Para o coordenador da Rede Brasileira de Pesquisas sobre Mudanças Climáticas Globais (Rede Clima) e vice-reitor da Universidade Federal de Pernambuco (UFPE), Moacyr Araújo, o Brasil já está conduzindo “uma verdadeira cruzada de compromissos” para a recuperação e manutenção de seus biomas, priorizando todos os biomas na COP 30. Ele cita a nova versão das Contribuições Nacionalmente Determinadas (NDCs) brasileiras, anunciada no final do ano passado, durante a COP29, em Baku, sendo ela “bastante audaciosa”.
“Essas metas abrangem todos os biomas brasileiros, incluindo a Caatinga. É importante destacar que todos precisam dar sua contribuição, desde entidades públicas até privadas, para que os compromissos sejam cumpridos de maneira efetiva”, comenta o coordenador da Rede Clima.
Medidas prioritárias para a proteção da Caatinga
Diante do cenário internacional de desafios e oportunidades, algumas medidas prioritárias podem ser destacadas para a proteção da caatinga. A primeira delas seria a implementação de políticas locais e nacionais focadas na conservação e no uso sustentável dos recursos naturais. A criação de incentivos para a agricultura sustentável, com técnicas de baixo impacto ambiental, é outra medida essencial.
“Esse cenário envolvendo Trump é algo que precisaremos observar com mais atenção para entender como irá se desenrolar. Mas reforço que é fundamental unir esforços em torno de um sistema local. No caso da Caatinga precisamos primeiro adotar iniciativas locais, dar voz a esse bioma e estabelecer uma proteção efetiva”, afirma Andrade.
Para ele, se o Brasil mantiver o foco em suas metas ambientais, “a postura de Trump não trará, de maneira direta, um impacto sobre a Caatinga”. Ele ainda cita que a estratégia que pode levar ao êxito na proteção da Caatinga é começar com iniciativas locais e, posteriormente, partir para ações a nível regional e nacional.
O coordenador da Rede Clima afirma também que medida prioritária para a proteção da Caatinga nos próximos anos diante do cenário internacional seria substituir totalmente o uso de lenha pelo gás natural: “a ação prioritária passa necessariamente pelo aproveitamento de algo que temos em abundância na região: a energia. À priori, é preciso revisar as cadeias produtivas que, historicamente, são responsáveis pela destruição desse bioma”, comenta.
“Uma alternativa mais interessante seria direcionar os investimentos feitos no transporte de gás para desenvolver sistemas eficientes de produção de gesso com o uso de energia solar e/ou eólica, que são abundantes na região. Essa transição seria um grande avanço na preservação do bioma”, destaca o estudioso.

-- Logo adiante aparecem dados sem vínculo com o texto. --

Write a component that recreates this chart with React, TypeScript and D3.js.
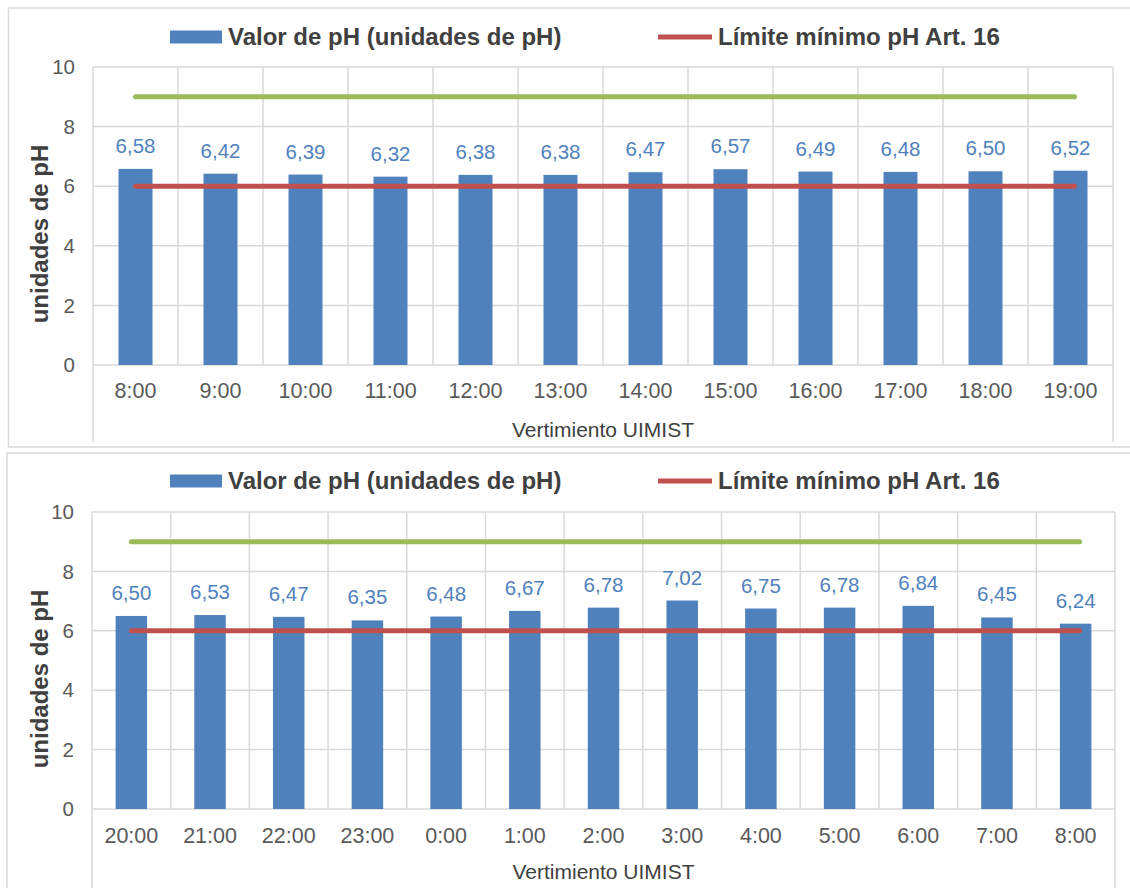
import React, { useEffect, useRef } from 'react';
import * as d3 from 'd3';

// Chart 1 (day shift)
const hours1 = ['8:00', '9:00', '10:00', '11:00', '12:00', '13:00', '14:00', '15:00', '16:00', '17:00', '18:00', '19:00'];
const ph1 = [6.58, 6.42, 6.39, 6.32, 6.38, 6.38, 6.47, 6.57, 6.49, 6.48, 6.5, 6.52];

// Chart 2 (night shift)
const hours2 = ['20:00', '21:00', '22:00', '23:00', '0:00', '1:00', '2:00', '3:00', '4:00', '5:00', '6:00', '7:00', '8:00'];
const ph2 = [6.5, 6.53, 6.47, 6.35, 6.48, 6.67, 6.78, 7.02, 6.75, 6.78, 6.84, 6.45, 6.24];

const yTicks = [0, 2, 4, 6, 8, 10];
const minLimit = 6;
const maxLimit = 9;

const seriesName = 'Valor de pH (unidades de pH)';
const limitName = 'Límite mínimo pH Art. 16';
const yTitle = 'unidades de pH';
const xTitle = 'Vertimiento UIMIST';

const BLUE = '#4f81bd';
const RED = '#c0504d';
const GREEN = '#9bbb59';
const GRID = '#d9d9d9';
const FONT = '"Liberation Sans", Arial, sans-serif';

interface Layout {
  boxTop: number;
  boxBottom: number;
  boxLeft: number;
  left: number;
  right: number;
  top: number;
  zero: number;
  sideBottom: number;
  legendY: number;
  tickY: number;
  titleY: number;
}

const drawChart = (
  g: d3.Selection<SVGGElement, unknown, null, undefined>,
  cats: string[],
  vals: number[],
  L: Layout
) => {
  const fmt = (v: number) => d3.format('.2f')(v).replace('.', ',');

  // outer box
  g.append('rect')
    .attr('x', L.boxLeft)
    .attr('y', L.boxTop)
    .attr('width', 1140 - L.boxLeft)
    .attr('height', L.boxBottom - L.boxTop)
    .attr('fill', '#fff')
    .attr('stroke', GRID)
    .attr('stroke-width', 1.5);

  const x = d3.scaleBand().domain(cats).range([L.left, L.right]).paddingInner(0).paddingOuter(0);
  const y = d3.scaleLinear().domain([0, 10]).range([L.zero, L.top]);

  // horizontal grid
  g.selectAll('.hg')
    .data(yTicks)
    .enter()
    .append('line')
    .attr('x1', L.left)
    .attr('x2', L.right)
    .attr('y1', d => y(d))
    .attr('y2', d => y(d))
    .attr('stroke', GRID)
    .attr('stroke-width', 1.5);

  // vertical grid at category boundaries
  const bounds = d3.range(cats.length + 1).map(i => L.left + i * x.step());
  g.selectAll('.vg')
    .data(bounds)
    .enter()
    .append('line')
    .attr('x1', d => d)
    .attr('x2', d => d)
    .attr('y1', L.top)
    .attr('y2', (d, i) => (i === 0 || i === cats.length ? L.sideBottom : L.zero))
    .attr('stroke', GRID)
    .attr('stroke-width', 1.5);

  // y tick labels
  g.selectAll('.yt')
    .data(yTicks)
    .enter()
    .append('text')
    .attr('x', L.left - 18)
    .attr('y', d => y(d))
    .attr('dy', '0.35em')
    .attr('text-anchor', 'end')
    .attr('fill', '#595959')
    .style('font-size', '20.5px')
    .text(d => d);

  // bars
  const bw = x.bandwidth() * 0.4;
  g.selectAll('.bar')
    .data(vals)
    .enter()
    .append('rect')
    .attr('x', (d, i) => (x(cats[i]) || 0) + x.bandwidth() / 2 - bw / 2)
    .attr('y', d => y(d))
    .attr('width', bw)
    .attr('height', d => L.zero - y(d))
    .attr('fill', BLUE);

  // data labels
  g.selectAll('.lbl')
    .data(vals)
    .enter()
    .append('text')
    .attr('x', (d, i) => (x(cats[i]) || 0) + x.bandwidth() / 2)
    .attr('y', d => y(d) - 16)
    .attr('text-anchor', 'middle')
    .attr('fill', BLUE)
    .style('font-size', '20.5px')
    .text(d => fmt(d));

  // limit lines
  const cx0 = (x(cats[0]) || 0) + x.bandwidth() / 2;
  const cx1 = (x(cats[cats.length - 1]) || 0) + x.bandwidth() / 2 + 4;
  [
    { v: maxLimit, c: GREEN },
    { v: minLimit, c: RED }
  ].forEach(l => {
    g.append('line')
      .attr('x1', cx0)
      .attr('x2', cx1)
      .attr('y1', y(l.v))
      .attr('y2', y(l.v))
      .attr('stroke', l.c)
      .attr('stroke-width', 5)
      .attr('stroke-linecap', 'round');
  });

  // x tick labels
  g.selectAll('.xt')
    .data(cats)
    .enter()
    .append('text')
    .attr('x', d => (x(d) || 0) + x.bandwidth() / 2)
    .attr('y', L.tickY)
    .attr('dy', '0.35em')
    .attr('text-anchor', 'middle')
    .attr('fill', '#595959')
    .style('font-size', '21.5px')
    .text(d => d);

  // axis titles
  g.append('text')
    .attr('x', (L.left + L.right) / 2)
    .attr('y', L.titleY)
    .attr('dy', '0.35em')
    .attr('text-anchor', 'middle')
    .attr('fill', '#404040')
    .style('font-size', '21px')
    .text(xTitle);

  g.append('text')
    .attr('transform', `translate(40,${L.top + 167}) rotate(-90)`)
    .attr('dy', '0.35em')
    .attr('text-anchor', 'middle')
    .attr('fill', '#404040')
    .style('font-size', '24px')
    .style('font-weight', 'bold')
    .text(yTitle);

  // legend
  g.append('rect')
    .attr('x', 170)
    .attr('y', L.legendY - 6.5)
    .attr('width', 52)
    .attr('height', 13)
    .attr('fill', BLUE);
  g.append('text')
    .attr('x', 228)
    .attr('y', L.legendY)
    .attr('dy', '0.35em')
    .attr('fill', '#404040')
    .style('font-size', '24px')
    .style('font-weight', 'bold')
    .text(seriesName);
  g.append('line')
    .attr('x1', 658)
    .attr('x2', 712)
    .attr('y1', L.legendY)
    .attr('y2', L.legendY)
    .attr('stroke', RED)
    .attr('stroke-width', 5);
  g.append('text')
    .attr('x', 718)
    .attr('y', L.legendY)
    .attr('dy', '0.35em')
    .attr('fill', '#404040')
    .style('font-size', '24px')
    .style('font-weight', 'bold')
    .text(limitName);
};

const App: React.FC = () => {
  const svgRef = useRef<SVGSVGElement>(null);

  useEffect(() => {
    if (!svgRef.current) return;
    const svg = d3.select(svgRef.current);
    svg.selectAll('*').remove();
    svg.style('font-family', FONT);

    drawChart(svg.append('g'), hours1, ph1, {
      boxTop: 8, boxBottom: 447, boxLeft: 8.5,
      left: 93, right: 1113, top: 67, zero: 365, sideBottom: 442,
      legendY: 37, tickY: 390, titleY: 430
    });
    drawChart(svg.append('g'), hours2, ph2, {
      boxTop: 453, boxBottom: 900, boxLeft: 7,
      left: 92, right: 1115, top: 512, zero: 809, sideBottom: 900,
      legendY: 481, tickY: 835, titleY: 872
    });
  }, []);

  return (
    <div style={{ position: 'absolute', left: 0, top: 0, width: 1130, height: 888, background: '#fff', overflow: 'hidden' }}>
      <svg ref={svgRef} width={1130} height={888} style={{ display: 'block' }} />
    </div>
  );
};

export default App;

Em um hipotético cenário de escassez de recursos, tanto nacionais quanto internacionais — a depender do que pode acontecer mundialmente com as medidas de Donald Trump —, Moacyr Araújo destaca que fortalecer ações do governo federal podem ser uma saída para o bioma.

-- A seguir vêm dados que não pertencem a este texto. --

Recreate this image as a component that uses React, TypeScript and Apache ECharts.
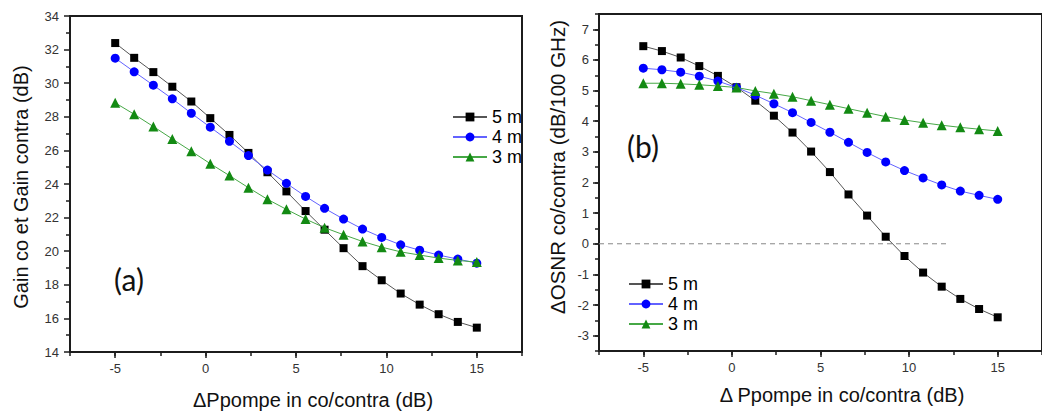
import React, { useEffect, useRef } from "react";
import * as echarts from "echarts";

const xValues = [-5, -3.95, -2.89, -1.84, -0.79, 0.26, 1.32, 2.37, 3.42, 4.47, 5.53, 6.58, 7.63, 8.68, 9.74, 10.79, 11.84, 12.89, 13.95, 15];

const gain5m = [32.39, 31.51, 30.66, 29.79, 28.91, 27.92, 26.92, 25.85, 24.7, 23.56, 22.39, 21.28, 20.18, 19.11, 18.27, 17.48, 16.82, 16.25, 15.79, 15.45];
const gain4m = [31.49, 30.68, 29.88, 29.07, 28.21, 27.38, 26.54, 25.69, 24.83, 24.04, 23.26, 22.55, 21.91, 21.32, 20.82, 20.38, 20.06, 19.77, 19.53, 19.29];
const gain3m = [28.83, 28.15, 27.42, 26.68, 25.95, 25.21, 24.5, 23.78, 23.09, 22.49, 21.91, 21.4, 20.98, 20.58, 20.24, 19.96, 19.77, 19.59, 19.45, 19.35];

const osnr5m = [6.45, 6.29, 6.08, 5.8, 5.48, 5.11, 4.67, 4.18, 3.63, 3.01, 2.34, 1.61, 0.92, 0.23, -0.4, -0.94, -1.4, -1.8, -2.13, -2.4];
const osnr4m = [5.73, 5.68, 5.6, 5.47, 5.31, 5.1, 4.85, 4.57, 4.28, 3.96, 3.64, 3.31, 2.98, 2.67, 2.39, 2.15, 1.92, 1.72, 1.58, 1.45];
const osnr3m = [5.24, 5.24, 5.22, 5.19, 5.15, 5.1, 4.99, 4.9, 4.8, 4.67, 4.54, 4.41, 4.28, 4.15, 4.04, 3.95, 3.87, 3.8, 3.74, 3.68];

const seriesNames = ["5 m", "4 m", "3 m"];
const xTickLabels = [-5, 0, 5, 10, 15];
const osnrTickLabels = [-3, -2, -1, 0, 1, 2, 3, 4, 5, 6, 7];
const zeroLine = [[-7.5, 0], [12.2, 0]];

const FONT = "'Liberation Sans', Arial, sans-serif";
const FRAME = "#1c1c1c";

const styles = [
  { symbol: "rect", size: 8, color: "#000000", line: "#555555" },
  { symbol: "circle", size: 9, color: "#0000ff", line: "#6262ff" },
  { symbol: "triangle", size: 10, color: "#138a13", line: "#46a846" },
];

function makeSeries(values: number[][], xi: number, yi: number) {
  return values.map((vals, k) => ({
    type: "line",
    name: seriesNames[k],
    xAxisIndex: xi,
    yAxisIndex: yi,
    data: xValues.map((x, i) => [x, vals[i]]),
    symbol: styles[k].symbol,
    symbolSize: styles[k].size,
    itemStyle: { color: styles[k].color },
    lineStyle: { color: styles[k].line, width: 1 },
    z: 3 + k,
  }));
}

const mkLine = () => ({ show: true, onZero: false, lineStyle: { color: FRAME, width: 2 } });
const labelStyle = () => ({ color: "#333", fontSize: 13, fontFamily: FONT });

function xMain(grid: number) {
  return {
    type: "value",
    gridIndex: grid,
    position: "bottom",
    min: -7.5,
    max: 17.5,
    interval: 2.5,
    axisLine: mkLine(),
    axisTick: { show: true, inside: false, length: 6, lineStyle: { color: FRAME, width: 1.5 }, customValues: xTickLabels },
    axisLabel: { ...labelStyle(), margin: 10, customValues: xTickLabels },
    splitLine: { show: false },
  };
}
function xMinor(grid: number) {
  return {
    type: "value",
    gridIndex: grid,
    position: "bottom",
    min: -7.5,
    max: 17.5,
    interval: 2.5,
    axisLine: { show: false, onZero: false },
    axisTick: { show: true, length: 4, lineStyle: { color: FRAME, width: 1.5 } },
    axisLabel: { show: false },
    splitLine: { show: false },
  };
}
function xTop(grid: number) {
  return {
    type: "value",
    gridIndex: grid,
    position: "top",
    min: -7.5,
    max: 17.5,
    interval: 2.5,
    axisLine: mkLine(),
    axisTick: { show: false },
    axisLabel: { show: false },
    splitLine: { show: false },
  };
}

export default function App() {
  const ref = useRef<HTMLDivElement>(null);
  useEffect(() => {
    if (!ref.current) return;
    const chart = echarts.init(ref.current, undefined, { renderer: "svg" });
    const legendBase = () => ({
      orient: "vertical",
      itemWidth: 34,
      itemHeight: 11,
      itemGap: 0,
      textStyle: { fontSize: 18, fontFamily: FONT, color: "#000", lineHeight: 20 },
      data: seriesNames,
      selectedMode: false,
    });
    const titleStyle = { fontSize: 20, fontFamily: FONT, fill: "#111", align: "center", verticalAlign: "middle" };
    const panelStyle = { fontSize: 30, fontFamily: "Lato, 'Open Sans', sans-serif", fill: "#111", align: "center", verticalAlign: "middle" };
    chart.setOption({
      animation: false,
      backgroundColor: "#fff",
      grid: [
        { left: 70, top: 16, width: 452, height: 336, show: true, borderColor: FRAME, borderWidth: 2 },
        { left: 599, top: 14, right: -9, height: 337, show: true, borderColor: FRAME, borderWidth: 2 },
      ],
      xAxis: [xMain(0), xMinor(0), xTop(0), xMain(1), xMinor(1), xTop(1)],
      yAxis: [
        {
          type: "value",
          gridIndex: 0,
          position: "left",
          min: 14,
          max: 34,
          interval: 2,
          axisLine: mkLine(),
          axisTick: { show: true, length: 6, lineStyle: { color: FRAME, width: 1.5 } },
          minorTick: { show: true, splitNumber: 2, length: 4, lineStyle: { color: FRAME, width: 1.5 } },
          axisLabel: { ...labelStyle(), margin: 11 },
          splitLine: { show: false },
        },
        {
          type: "value",
          gridIndex: 0,
          position: "right",
          min: 14,
          max: 34,
          interval: 2,
          axisLine: mkLine(),
          axisTick: { show: false },
          axisLabel: { show: false },
          splitLine: { show: false },
        },
        {
          type: "value",
          gridIndex: 1,
          position: "left",
          min: -3.5,
          max: 7.5,
          interval: 0.5,
          axisLine: mkLine(),
          axisTick: { show: true, length: 6, lineStyle: { color: FRAME, width: 1.5 }, customValues: osnrTickLabels },
          axisLabel: { ...labelStyle(), margin: 10, customValues: osnrTickLabels },
          splitLine: { show: false },
        },
        {
          type: "value",
          gridIndex: 1,
          position: "left",
          min: -3.5,
          max: 7.5,
          interval: 0.5,
          axisLine: { show: false, onZero: false },
          axisTick: { show: true, length: 4, lineStyle: { color: FRAME, width: 1.5 } },
          axisLabel: { show: false },
          splitLine: { show: false },
        },
      ],
      legend: [
        { ...legendBase(), left: 447, top: 102 },
        { ...legendBase(), left: 623, top: 269 },
      ],
      series: [
        ...makeSeries([gain5m, gain4m, gain3m], 0, 0),
        {
          type: "line",
          xAxisIndex: 3,
          yAxisIndex: 2,
          data: zeroLine,
          symbol: "none",
          lineStyle: { color: "#888", width: 1, type: [5, 4] },
          z: 1,
          silent: true,
        },
        ...makeSeries([osnr5m, osnr4m, osnr3m], 3, 2),
      ],
      graphic: [
        { type: "text", x: 129, y: 279, style: { text: "(a)", ...panelStyle } },
        { type: "text", x: 643, y: 146, style: { text: "(b)", ...panelStyle } },
        { type: "text", x: 21, y: 187, rotation: Math.PI / 2, style: { text: "Gain co et Gain contra (dB)", ...titleStyle } },
        { type: "text", x: 313, y: 400, style: { text: "ΔPpompe in co/contra (dB)", ...titleStyle } },
        { type: "text", x: 557, y: 167, rotation: Math.PI / 2, style: { text: "ΔOSNR co/contra (dB/100 GHz)", ...titleStyle, fontSize: 20.5 } },
        { type: "text", x: 842, y: 395, style: { text: "Δ Ppompe in co/contra (dB)", ...titleStyle } },
      ],
    });
    return () => chart.dispose();
  }, []);
  return <div ref={ref} style={{ position: "absolute", left: 0, top: 0, width: 1042, height: 413 }} />;
}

“As medidas concretas seriam reforçar as ações do Plano de Ação para a Prevenção e Controle do Desmatamento na Caatinga (PPCaatinga), lançado pelo Ministério do Meio Ambiente e Mudança do Clima (MMA) do Governo Federal, além de ampliar os investimentos em cadeias produtivas voltadas à sociobioeconomia desse bioma”, comenta o vice-reitor da UFPE.
Por fim, o educador cita o que o fortalecimento de projetos de educação ambiental e a conscientização sobre a importância da caatinga são fundamentais para garantir soluções ecológicas. “A Caatinga possui uma biodiversidade incrível, ainda pouco explorada e que pode ser utilizada de maneira sustentável, promovendo também a justiça social. Os recursos para essas ações devem vir, majoritariamente, do Brasil, sejam eles públicos ou privados”, finaliza Moacyr.